Just nearly 2 months since the last card staking requirements revision, Crypto.com(CDC) has went out and did it again, effectively doubling the current staking requirements. It has now increased across the board from 2,500 CRO to 5,000 CRO for the most basic tier cards.
Now - this has not been an easy journey for all CRO holders this year. There were 4 changes to the staking requirements:
- MCO to CRO Swap, 1 August 2020 - 50 MCO -> 5,000 CRO
- Emergency AMA, 4 August - 5,000 CRO -> 1,000 CRO
- 2.5x Increase, 2 November 2020 - 1,000 CRO -> 2,500 CRO
- 2x Increase, 18 January 2021 - 2,500 CRO -> 5,000 CRO
Over a period of 4 months since the MCO to CRO Swap, we have seen the price value of CRO steadily decreasing.
The revision on 2 November 2020 was discussed by Kris Marszalek, CEO of CDC, as the staking requirements were far too low to cover costs. As the price of CRO continues to falls further, Crypto.com has went ahead to double the staking requirements again without justifying why this time.
Is this the right move?
CDC has garnered mixed responses in both their Reddit and Telegram channels. This has obviously overshadowed the Crossfire event, the final test run before CDC mainnet goes live.
CDC Should Start with Why
I have mentioned this in my earlier post, and I am going to say it again - it is important to communicate why certain changes are made and if it align with your company's mission.
The Golden Circle tells us that organizations that start with Why, the purpose, gets better results and customer acquisition. We often failed to see CDC's original vision, which was to make "Cryptocurrency in Every Wallet". Increasing the stake does not gel well with that, and having the CEO just casually mentioning that there's a new staking requirement seems like he does not care about his company's vision either.
What Kris had done in his recent AMA seems to be outside-in. He has always communicated a lot on the "What" CDC is doing - getting licenses, gearing for mainnet launches, and virtual card releases. It is important to discuss that, but had he switched the way he communicate around, he may get buy-in a lot easier.
CDC Should Slow Down *Changes*
Being a start-up is not easy, CDC needs to remain agile and have to roll-out changes quickly. However, CDC also needs to understand that too many changes destabilizes things and this is why CRO prices are not bouncing back up.
CDC could really use a change and communications head to spearhead product strategy and stabilize the community sentiment. The Kübler-Ross Change Curve explains that people generally goes through different states of emotions and how CDC could have better tackled the situation to garner community support.

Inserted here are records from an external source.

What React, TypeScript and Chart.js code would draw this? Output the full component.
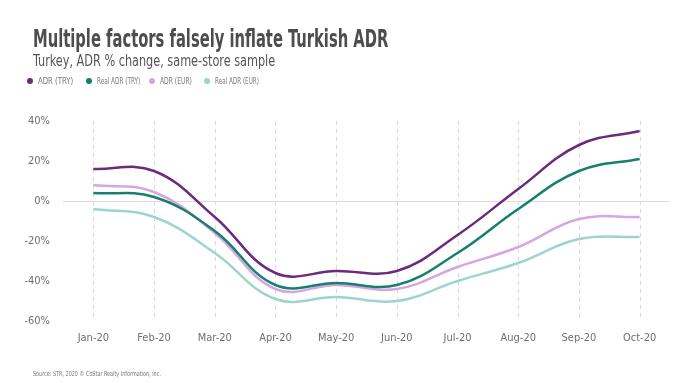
import React, { useEffect, useLayoutEffect, useRef } from "react";
import { Chart, registerables } from "chart.js";

Chart.register(...registerables);

const categories = ["Jan-20", "Feb-20", "Mar-20", "Apr-20", "May-20", "Jun-20", "Jul-20", "Aug-20", "Sep-20", "Oct-20"];
const adrTry = [16, 15, -8, -36, -35, -35, -17, 6, 28, 35];
const realAdrTry = [4, 2, -15, -42, -41, -42, -26, -4, 15, 21];
const adrEur = [8, 4.5, -16, -44, -42, -44, -33, -23, -9, -8];
const realAdrEur = [-4, -8, -26, -49, -48, -50, -40, -31, -19, -18];
const seriesNames = ["ADR (TRY)", "Real ADR (TRY)", "ADR (EUR)", "Real ADR (EUR)"];
const seriesColors = ["#6b2a7c", "#187f6e", "#d6a6e0", "#9fd4cc"];
const titleText = "Multiple factors falsely inflate Turkish ADR";
const subtitleText = "Turkey, ADR % change, same-store sample";
const sourceText = "Source: STR, 2020 © CoStar Realty Information, Inc.";

const legendDotX = [30, 89, 152, 207];
const legendTextW = [35, 43, 32, 44];

const NARROW = "'Liberation Sans Narrow', 'DejaVu Sans Condensed', 'Roboto Condensed', 'Liberation Sans', sans-serif";

function FitText(props: { text: string; width: number; style: React.CSSProperties }) {
  const ref = useRef<HTMLSpanElement>(null);
  useLayoutEffect(() => {
    const el = ref.current;
    if (!el) return;
    el.style.transform = "none";
    const w = el.offsetWidth;
    if (w > 0) el.style.transform = `scaleX(${props.width / w})`;
  });
  return (
    <span ref={ref} style={{ display: "inline-block", whiteSpace: "nowrap", transformOrigin: "left center", ...props.style }}>
      {props.text}
    </span>
  );
}

export default function App() {
  const canvasRef = useRef<HTMLCanvasElement>(null);

  useEffect(() => {
    if (!canvasRef.current) return;
    const data = [adrTry, realAdrTry, adrEur, realAdrEur];
    const chart = new Chart(canvasRef.current, {
      type: "line",
      data: {
        labels: categories,
        datasets: data.map((d, i) => ({
          label: seriesNames[i],
          data: d,
          borderColor: seriesColors[i],
          backgroundColor: seriesColors[i],
          borderWidth: 2.5,
          pointRadius: 0,
          tension: 0.4,
          fill: false,
        })),
      },
      options: {
        responsive: false,
        animation: false,
        layout: { padding: { top: 121, left: 10, right: 30, bottom: 0 } },
        plugins: {
          legend: { display: false },
          title: { display: false },
          tooltip: { enabled: false },
        },
        scales: {
          x: {
            offset: true,
            border: { display: false },
            grid: { display: false, offset: false, drawTicks: false },
            ticks: {
              color: "#6f6f6f",
              padding: 11,
              font: { family: NARROW, size: 11 },
              maxRotation: 0,
            },
            afterFit: (s: any) => {
              s.height = 62;
            },
          } as any,
          y: {
            min: -60,
            max: 40,
            border: { display: false },
            grid: {
              drawTicks: false,
              color: (ctx: any) => (ctx.tick && ctx.tick.value === 0 ? "#dcdcdc" : "rgba(0,0,0,0)"),
              lineWidth: 1,
            },
            ticks: {
              stepSize: 20,
              color: "#6f6f6f",
              padding: 13,
              font: { family: NARROW, size: 11 },
              callback: (v: any) => `${v}%`,
            },
            afterFit: (s: any) => {
              s.width = 53;
            },
          },
        },
      },
      plugins: [
        {
          id: "dashGrid",
          beforeDatasetsDraw: (c: any) => {
            const xs = c.scales.x;
            const ctx = c.ctx;
            ctx.save();
            ctx.strokeStyle = "#d9d9d9";
            ctx.lineWidth = 1;
            ctx.setLineDash([4, 4]);
            for (let i = 0; i < categories.length; i++) {
              const x = Math.round(xs.getPixelForValue(i)) + 0.5;
              ctx.beginPath();
              ctx.moveTo(x, c.chartArea.top);
              ctx.lineTo(x, c.chartArea.bottom);
              ctx.stroke();
            }
            ctx.restore();
          },
        },
      ],
    });
    return () => chart.destroy();
  }, []);

  return (
    <div style={{ position: "absolute", left: 0, top: 0, width: 700, height: 383, background: "#fff", overflow: "hidden" }}>
      <canvas ref={canvasRef} width={700} height={383} style={{ position: "absolute", left: 0, top: 0 }} />
      <div style={{ position: "absolute", left: 33, top: 24, lineHeight: "30px" }}>
        <FitText text={titleText} width={355} style={{ fontFamily: NARROW, fontWeight: "bold", fontSize: 24, color: "#4d4d4d" }} />
      </div>
      <div style={{ position: "absolute", left: 33, top: 52, lineHeight: "18px" }}>
        <FitText text={subtitleText} width={242} style={{ fontFamily: NARROW, fontSize: 16, color: "#555" }} />
      </div>
      {seriesNames.map((n, i) => (
        <div key={n} style={{ position: "absolute", left: legendDotX[i] - 3, top: 75, height: 12, display: "flex", alignItems: "center" }}>
          <span style={{ width: 6, height: 6, borderRadius: "50%", background: seriesColors[i], display: "inline-block", marginRight: 5 }} />
          <FitText text={n} width={legendTextW[i]} style={{ fontFamily: NARROW, fontSize: 9, color: "#777" }} />
        </div>
      ))}
      <div style={{ position: "absolute", left: 33, top: 366, lineHeight: "10px" }}>
        <FitText text={sourceText} width={128} style={{ fontFamily: NARROW, fontSize: 7, color: "#777" }} />
      </div>
    </div>
  );
}
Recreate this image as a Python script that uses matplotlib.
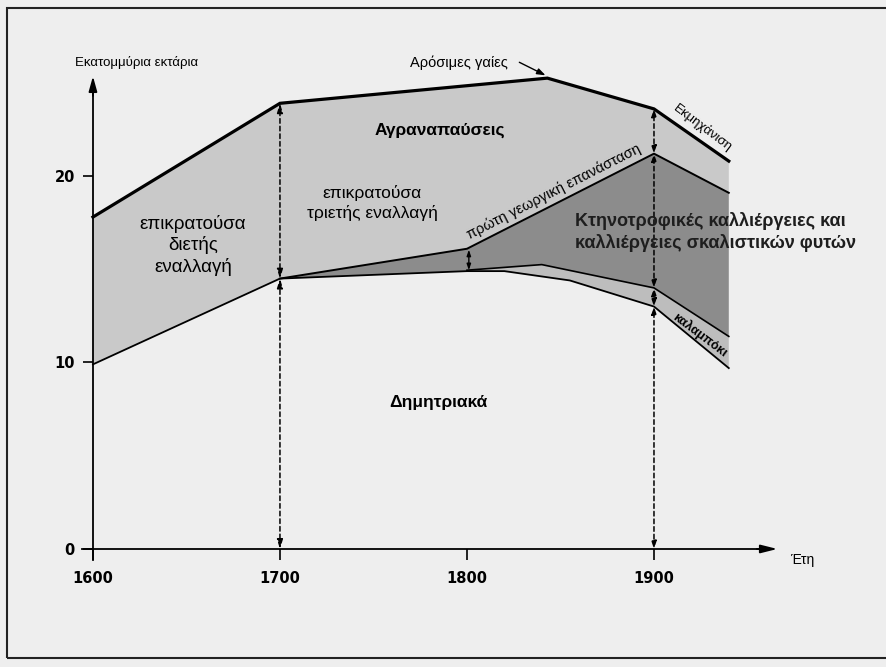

While CDC maintains the needs to be agile, the product strategy should aim changes at different product stacks and give time for stabilization on products and features that impact the community most.
CDC Should Look at Community Sentiment
Once the community is just about getting pumped about the recent BTC bull run, CDC rolls out drastic changes again. The staking requirements were not a 10% to 20% increase, it is an 100% increase and such drastic changes impact community sentiment heavily. CDC could measure customer experience through NPS (Net Promoter Score), CSAT (Customer Satisfaction) or CES (Customer Effort Score).
Customer experience had taken a huge dip along with the CRO prices as some holders have their portfolio dropped as much as 65%. CDC seems to forget a huge portion of price actions are reliant on community sentiment and things are not recovering well for the past four months.
In full disclaimer, I still have two months left on my CRO Stake and obviously I am unable to unstake given the changes. I really hope for a turnaround as I want to breakeven but many people have written off their investment and I am cautiously gearing towards that. I am a Singapore user and we are having issues with international payments, which means having issues with Netflix, Spotify and Lounge access. CRO does not have a lot of utility now and we have to wait a while to see what the mainnet launch does for utility as it is delayed from Q4 2020 to Q1 2021.